Capital gains tax will jump from 18% to 28% for higher-rate taxpayers at midnight tonight.
The move is a blow to investors who were not expecting the change in CGT to come into effect until the next tax year. However, the increase is smaller than expected – it was feared that Chancellor George Osborne would hike it up to match the higher income tax levels of 40% or 50%.
In Osborne’s first Budget he declared that for basic-rate taxpayers (those earning less than £37,400 after deducting the income tax allowance) CGT would be frozen at 18% while the investment tax would rise to 28% in less than 12 hours’ time for higher-rate taxpayers.
According to Osborne, low and middle income savers who pay income tax at the basic rate make up over half of all capital gains taxpayers.
The annual exemption for CGT will remain at £10,100 this year and will continue to rise with inflation in future years.
Osborne called the current regime of having a gap of up to 32% between CGT and the highest rate of income tax “chaotic” and said it costs taxpayers more than £1 billion a year.
“It is therefore right, as set out in the coalition agreement, that CGT should increase in order to help create a fairer tax system,” he said.
Osborne stressed that he had listened to the investment community’s views and that his announcement today balanced “fairness, simplicity and competitiveness”.
In a move he claimed would promote innovation in the UK, the 10% rate for entrepreneurs, which currently applies to the first £2 million of qualifying gains made over a lifetime, will be extended to the first £5 million of lifetime gains.
The chancellor revealed that he had considered increasing the rate beyond 28% but the Treasury’s analysis showed that it would have resulted in smaller total revenues. He had also toyed with the idea of introducing tapers or indexation allowances, but concluded that it would have made the system too complex.
Lee Smythe, a partner at stockbrokers Killik & Co, says the announcement is a “good result” for investors. “The 28% rate is still lower than the income tax rates for higher earners. And the annual allowance has remained intact.
“It’s sensible, simple and fair.
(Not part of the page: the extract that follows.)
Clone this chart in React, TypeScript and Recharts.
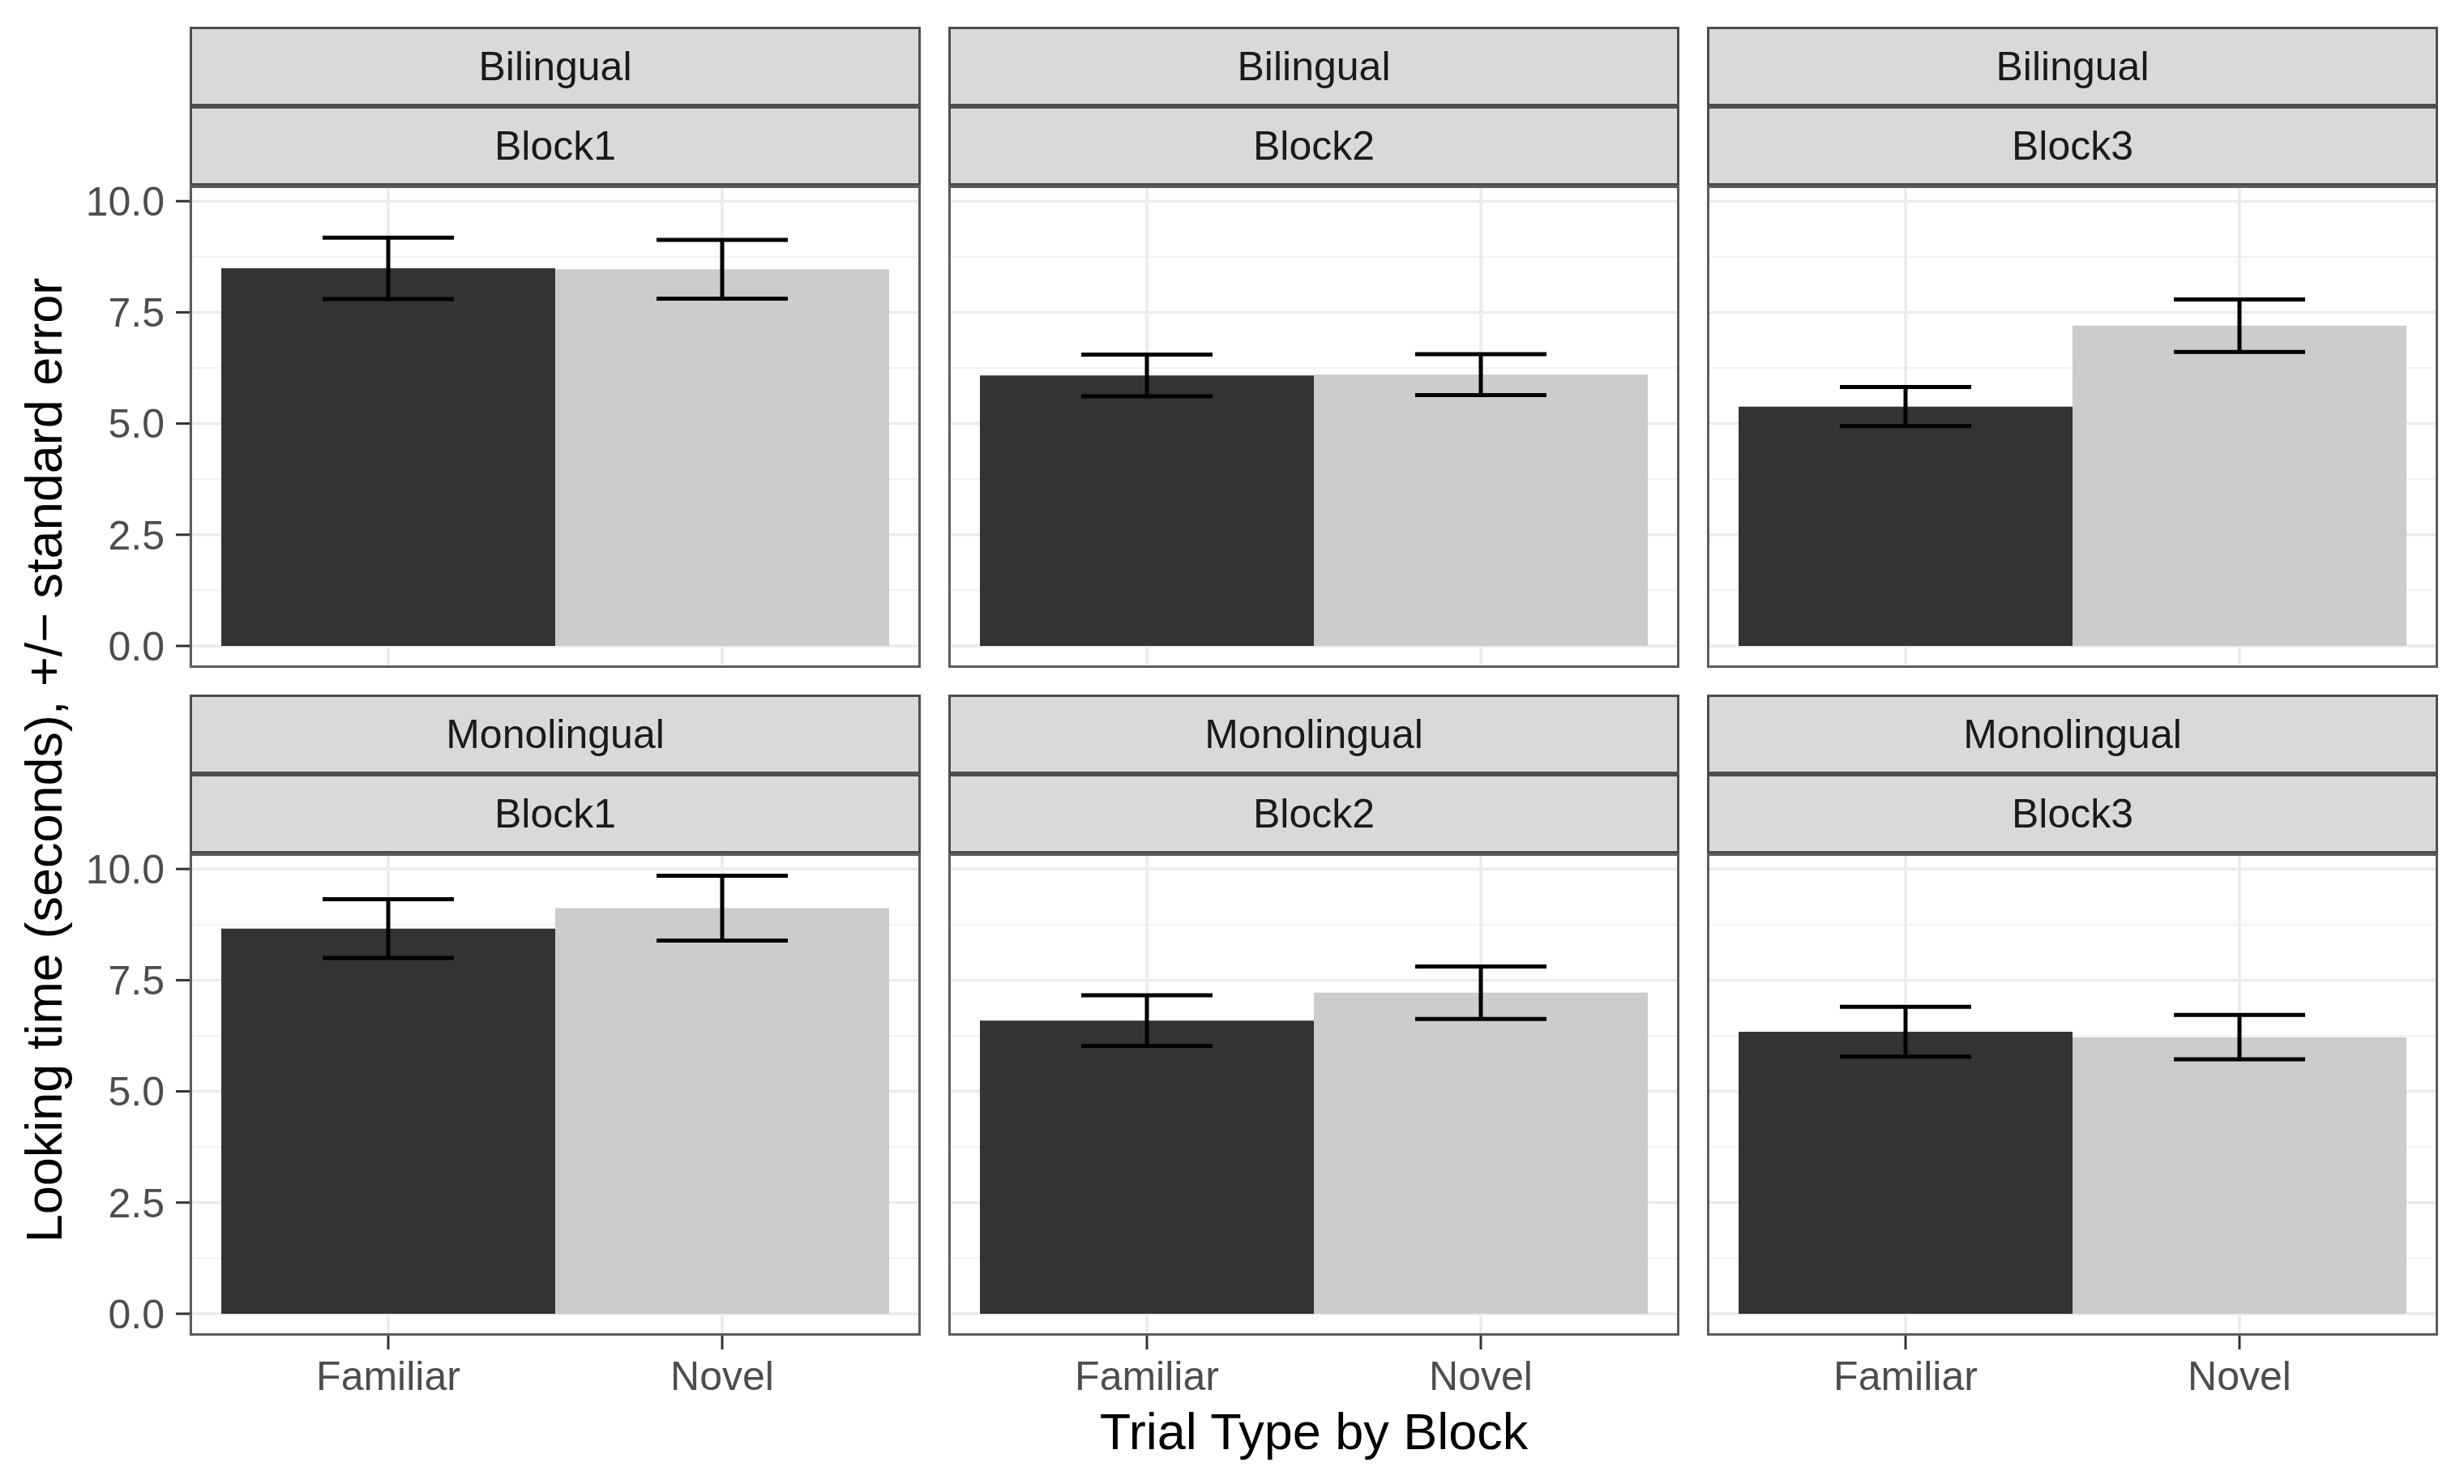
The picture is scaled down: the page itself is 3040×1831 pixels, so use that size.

It was ridiculous before how a millionaire and a non-earner could pay the same rate of CGT.”
He says it won’t affect investors too much as they were expecting a rise in CGT anyway, however, certain tax deferral investments such as offshore investment bonds might become temporarily more popular for those wanting to avoid the 28% CGT rate.
Financial advisers were also supportive of the government’s decision not to raise CGT to 30% or 50%.
Patrick Connolly, spokesperson for AWD Chase de Vere, says: “Maintaining the CGT allowance means the vast majority of savers, once they have utilised their ISA and pension allowances, will not need to pay CGT. This will mean that people are not discouraged from saving for their futures.”
However, he disagreed with changing the tax rate at midnight, part way through the tax year.
‘This provides increased complications for individuals. A better approach would have been to delay implementing this change until April 2011,’ he says.
Estate agents said the increase in CGT could have a small negative impact on the housing market.
‘Potential buy-to-let landlords could be discouraged from investing, which will impact the market in the long term,’ comments Alison Beech, business relationship director at Spicerhaart.